On a déjà soulevé l’idée que la candidature de Jean Charest représente un risque pour les conservateurs puisqu’il est toujours visé par une enquête de l’UPAC. Mais est-ce la pire inquiétude que devraient avoir les conservateurs ?
Il me semble que les militants de ce parti devraient prioritairement se demander si Jean Charest est un tant soit peu un conservateur.
Pour devenir le chef, le porte-étendard, la figure première d’une organisation, il faut y adhérer sans réserve. Jean Charest a certes un talent fou pour se placer à l’offensive dans toutes les situations. Mais peut-on sérieusement affirmer en 2020 que Jean Charest est un « conservateur » ? Au point de devenir leur grand leader ?
Vingt ans plus tard
Il a dirigé l’ancien Parti progressiste-conservateur dans la traversée du désert du milieu des années 1990. À son arrivée au Parti libéral du Québec, il s’est fait accuser d’être un conservateur au Parti libéral, ce qui lui a nui pour l’élection de 1998. Il a ensuite pris toutes les mesures pour ne plus subir cette attaque, reniant tout ce qui est conservateur ensuite.
En d’autres termes, cela fait plus de 20 ans que Jean Charest ne s’est pas identifié comme conservateur. Pire encore, une fois dans le fauteuil de premier ministre du Québec, il a pris exagérément ses distances par rapport au gouvernement conservateur de Stephen Harper. Ce faisant, il jouait la carte nationaliste et martelait sa profession de foi libérale.
Des organisateurs libéraux de très longue date m’expliquaient encore il y a quelques années avec quel brio monsieur Charest avait su faire oublier ses années conservatrices et devenir « un vrai libéral ». On me vantait ses qualités de chef libéral apprécié des militants. Sans faire la nuance entre fédéral et provincial. Jean était devenu un bon libéral !
Des crocs-en-jambe
Je dois ajouter quelque chose. Non seulement Jean Charest a fait à répétition des jambettes à Stephen Harper lors de périodes électorales critiques, mais il est allé plus loin. Il m’a plus d’une fois accusé (comme chef de l’ADQ à l’époque) d’une proximité avec les conservateurs. Sous-entendant que ce parti aurait quelque chose de honteux.
Évidemment, Jean Charest peut faire partie d’un mouvement pour recentrer le parti. La chose s’avère souhaitable de l’œil de plusieurs conservateurs préoccupés par leur capacité de faire des gains nécessaires au Québec et en Ontario. Mais pour recentrer le Parti conservateur, il faut minimalement être un conservateur soi-même.
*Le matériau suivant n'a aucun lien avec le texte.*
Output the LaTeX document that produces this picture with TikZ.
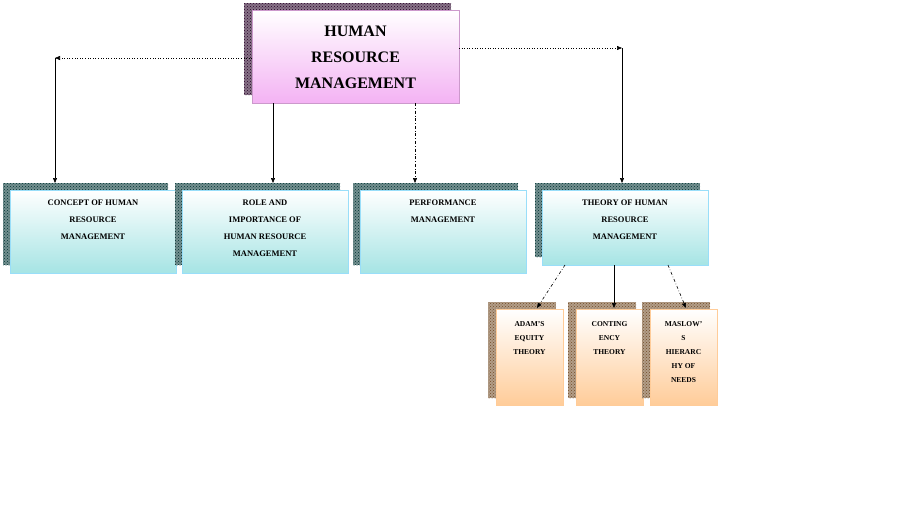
\documentclass[tikz,border=0pt]{standalone}
\usepackage{fontspec}
\setmainfont{Liberation Serif}
\usetikzlibrary{arrows.meta,patterns}
\begin{document}
\begin{tikzpicture}[x=1pt,y=-1pt,
  shad/.style={fill=#1!55,postaction={pattern=crosshatch dots,pattern color=#1}},
  lbl/.style={font=\bfseries\fontsize{8.5}{17}\selectfont,align=center,anchor=north},
  arr/.style={-{Triangle[length=5pt,width=4pt]},line width=0.6pt},
  dot/.style={arr,dotted}]
\useasboundingbox (0,0) rectangle (898,509);
% top box
\fill[shad=violet!30!black] (244,3) rectangle (451,95);
\shade[top color=white,bottom color=violet!30!magenta!30,draw=violet!40] (252,10) rectangle (459,103);
\node[font=\bfseries\fontsize{16}{26}\selectfont,align=center] (hrm) at (355.5,57) {HUMAN\\RESOURCE\\MANAGEMENT};
\coordinate (hL) at (252,58); \coordinate (hR) at (459,48);
% second row
\foreach \x/\n/\t/\b in {10/c/{CONCEPT OF HUMAN\\RESOURCE\\MANAGEMENT}/273,182/r/{ROLE AND\\IMPORTANCE OF\\HUMAN RESOURCE\\MANAGEMENT}/273,360/p/{PERFORMANCE\\MANAGEMENT}/273,542/t/{THEORY OF HUMAN\\RESOURCE\\MANAGEMENT}/265}{
  \fill[shad=teal!40!black] (\x-7,183) rectangle (\x+158,\b-8);
  \shade[top color=white,bottom color=cyan!40!teal!35,draw=cyan!40] (\x,190) rectangle (\x+166,\b);
  \node[lbl] (\n) at (\x+83,196) {\t};
}
% small boxes
\foreach \x/\n/\t in {496/a/{ADAM'S\\EQUITY\\THEORY},576/k/{CONTING\\ENCY\\THEORY},650/m/{MASLOW'\\S\\HIERARC\\HY OF\\NEEDS}}{
  \fill[shad=brown!60!black] (\x-8,302) rectangle (\x+60,398);
  \shade[top color=white,bottom color=orange!40,draw=orange!40] (\x,309) rectangle (\x+67,405);
  \node[lbl,font=\bfseries\fontsize{7.5}{14}\selectfont] (\n) at (\x+33.5,318) {\t};
}
% connectors
\coordinate (lc) at (55,58); \coordinate (rc) at (622,48);
\draw[dot] (hL) -- (lc);
\draw[arr] (lc) -- (55,183);
\draw[arr] (273,103) -- (273,183);
\draw[arr,dashdotted] (415,103) -- (415,183);
\draw[dot] (hR) -- (rc);
\draw[arr] (rc) -- (622,183);
\draw[arr,dashdotted] (565,265) -- (537,308);
\draw[arr] (614,265) -- (614,308);
\draw[arr,dashdotted] (668,265) -- (686,308);
\end{tikzpicture}
\end{document}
Même depuis qu’il a quitté la scène politique québécoise, Jean Charest a-t-il donné le moindre signe public d’intérêt pour le parti qu’il dit maintenant vouloir diriger ? Au fait, a-t-il même voté conservateur entre 1998 et 2019 ? Rien ne paraît moins sûr.
Je poserai une question pire. Si c’était le Parti libéral du Canada qui traversait un vide de leadership, si l’espoir de devenir premier ministre du Canada passait par la chefferie du PLC, est-ce que Jean Charest aurait aussi bien pu se pointer là ? Un peu d’opportunisme ? C’est aussi cela être un bon libéral.